In this connection, as illustrative of the line of argument, much is made of the fact that the rate for this service was, after a time, incorporated in a local and joint tariff and the argument is that the “joint and local” tariff applied and the switching charges were absorbed. We understand what is meant by a “local” rate and what is meant by a “joint”' rate but we do not comprehend a “ joint and local ” rate. But we are furnished in the record in this case some very valuable testimony by a disinterested expert whose qualifications commend him, and from this testimony, if it were otherwise a doubtful proposition, it clearly appears that it is a common practice to incorporate local rates in a tariff also carrying joint rates and properly entitled joint and local, so that the fact that this rate appeared in a “local and joint” tariff did not deprive it, *447of its character as a local rate.

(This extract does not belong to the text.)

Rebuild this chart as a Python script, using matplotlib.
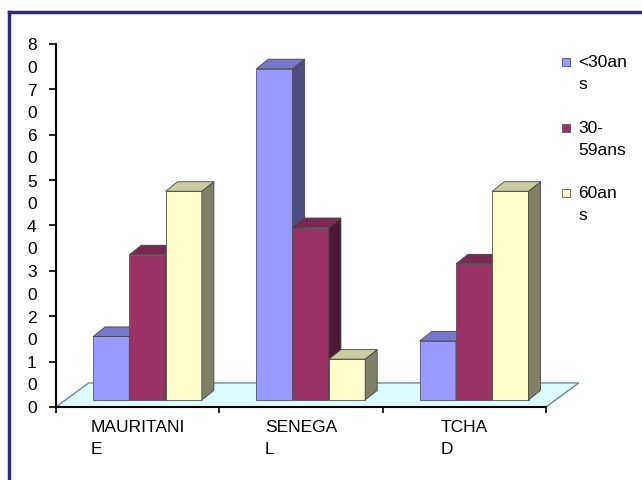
import matplotlib.pyplot as plt
from matplotlib.patches import Polygon, Rectangle
from matplotlib.transforms import offset_copy

plt.rcParams['font.family'] = ['Liberation Sans', 'DejaVu Sans']

# donnees
categories = ['MAURITANI\nE', 'SENEGA\nL', 'TCHA\nD']
series = ['<30an\ns', '30-\n59ans', '60an\ns']
moins_30 = [14, 73, 13]
de_30_59 = [32, 38, 30]
plus_60 = [46, 9, 46]
yticks = [0, 10, 20, 30, 40, 50, 60, 70, 80]
ytick_labels = ['0', '1\n0', '2\n0', '3\n0', '4\n0', '5\n0', '6\n0', '7\n0', '8\n0']

# couleurs facon Excel : face, cote, dessus
face = ['#9999FF', '#993366', '#FFFFCC']
cote = ['#4E4E80', '#4C1A33', '#808068']
dessus = ['#7777CC', '#7A2952', '#CCCCA3']

W, H = 642, 480
fig = plt.figure(figsize=(W / 100, H / 100), dpi=100)
ax = fig.add_axes([56 / W, 73 / H, 490 / W, 363 / H])
ax.set_xlim(0, 3)
ax.set_ylim(0, 80)

# cadre bleu (haut et gauche)
fig.add_artist(plt.Line2D([9 / W, 1], [1 - 12 / H, 1 - 12 / H], color='#2B2B84', lw=2.5))
fig.add_artist(plt.Line2D([9 / W, 9 / W], [0, 1 - 12 / H], color='#2B2B84', lw=2.5))

# sol en perspective
fx, fy = 0.2, 5.3
ax.add_patch(Polygon([(0, 0), (3, 0), (3 + fx, fy), (fx, fy)], closed=True,
                     facecolor='#DDFBFF', edgecolor='#6E8A8C', lw=1, zorder=1, clip_on=False))

# barres 3D
bw = 0.222
x0 = 0.227
oy = 1.55             # decalage de la face avant par rapport au bord du sol
dx, dy = 0.0735, 2.1  # profondeur des barres
valeurs = [moins_30, de_30_59, plus_60]
for c in range(len(categories)):
    for s in range(len(series)):
        v = valeurs[s][c]
        left = c + x0 + s * bw
        z = 3 + c * 3 + s
        ax.bar(left, v, width=bw, bottom=oy, align='edge', color=face[s],
               edgecolor='#555555', lw=0.6, zorder=z)
        r = left + bw
        top = oy + v
        ax.add_patch(Polygon([(r, oy), (r + dx, oy + dy), (r + dx, top + dy), (r, top)],
                             closed=True, facecolor=cote[s], edgecolor='#444444', lw=0.6,
                             zorder=z, clip_on=False))
        ax.add_patch(Polygon([(left, top), (r, top), (r + dx, top + dy), (left + dx, top + dy)],
                             closed=True, facecolor=dessus[s], edgecolor='#444444', lw=0.6,
                             zorder=z, clip_on=False))

# axes
for side in ['top', 'right']:
    ax.spines[side].set_visible(False)
ax.spines['left'].set_linewidth(1.5)
ax.spines['bottom'].set_linewidth(1.5)
ax.spines['left'].set_zorder(20)
ax.spines['bottom'].set_zorder(20)
ax.set_yticks(yticks)
ax.set_yticklabels([])
ax.set_xticks([0, 1, 2, 3])
ax.set_xticklabels([])
ax.tick_params(axis='y', direction='out', length=5, width=1.2)
ax.tick_params(axis='x', direction='out', length=4, width=1.2)

fs = 12.5
tr_y = offset_copy(ax.get_yaxis_transform(), fig=fig, x=-14, y=4, units='points')
for t, lab in zip(yticks, ytick_labels):
    ax.text(0, t, lab, transform=tr_y, ha='right', va='top', fontsize=fs,
            linespacing=1.6, clip_on=False)

tr_x = offset_copy(ax.get_xaxis_transform(), fig=fig, x=0, y=-9, units='points')
for c, lab in enumerate(categories):
    ax.text(c + 0.5, 0, lab, transform=tr_x, ha='center', va='top', fontsize=fs,
            multialignment='left', linespacing=1.6, clip_on=False)

# legende
leg_y = [62, 128, 193]
for s in range(len(series)):
    y = leg_y[s]
    fig.add_artist(Rectangle((562 / W, 1 - (y + 4) / H), 8 / W, 8 / H, transform=fig.transFigure,
                             facecolor=face[s], edgecolor='#555555', lw=0.6))
    fig.text(578 / W, 1 - (y - 7) / H, series[s], ha='left', va='top', fontsize=fs,
             linespacing=1.6)

fig.savefig('out.png', dpi=100)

And the argument that because there were two competing roads, over either of which the cars might be switched from Leavenworth to the penitentiary, makes the haul from Batesville to Leavenworth competitive, is equally without weight.
Further discussion of other propositions can be of no value, since the conclusion reached can not be affected thereby. We are of the opinion that the switching charges in question were proper charges and this conclusion requires a judgment for the plaintiff in the sum of $2,582.84, which we have directed.
Graham, Judge; Hay, Judge; Booth, Judge; and Camp.bell, Chief Justice, concur.